TIME AND HUMOUR – Tai Chi Sword 9

TIME AND HUMOUR - Tai Chi Sword 9

In China, it is said that one should not take on the study of the sword until you have put in ten years of Tai Chi study.*

TIME AND HUMOUR - Tai Chi Sword 9
TIME AND HUMOUR – Tai Chi Sword 9

I speculate that in earlier times when they used sharp steel blades in their practice, it would have been imprudent to wave these deadly instruments about without years of supervised practice.

I feel that push hands is actually a more difficult undertaking than fencing. Think about it, while fencing we manoeuvre about with the aim of contacting the O’s arm or body with the edge or point of our wooden blade. While pushing hands, contacting some substantive part of the O’s body with our hands is only the beginning of the action.

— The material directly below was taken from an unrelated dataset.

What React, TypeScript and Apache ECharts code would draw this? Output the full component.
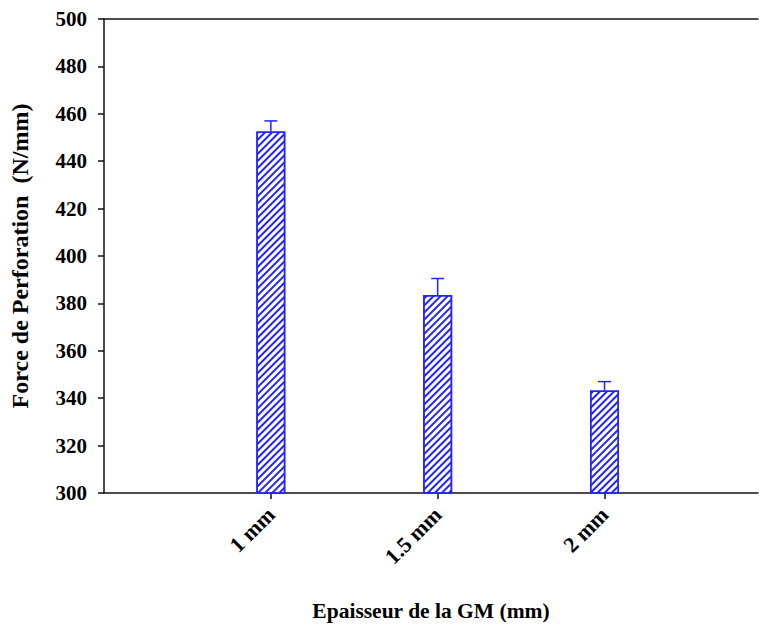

To have someone’s hands on our body is, to many, rather more threatening than being ‘touched ’ by a wooden blade. For me fencing feels freer, lighter, and less complicated.

If you observe Tai Chi people fencing you will hear more laughter than in any other Tai Chi action, and you may have noticed if you have seen the films of Professor Cheng fencing, that he was definitely ‘amused ’ .

While ‘crossing blades’ we consistently make silly mistakes. We think when we should be responding and attack when we should be defending. We encounter unexpected brilliance, curious ironies. We experience droll excesses, put up with inflated egos and hidden agendas, enjoy subtle innuendo and engage in out and out slapstick. We are corrected, admonished, consulted and praised, all in ‘the good fight’ to please the Sword Faeries.**

*Cheng Man Ch’ing began teaching the sword form within three or four years.
** The Sword Faeries “Tengu” are mythical, part human, part bird entities that live in forests and teach the subtle points of swordsmanship to whomsoever needs or asks.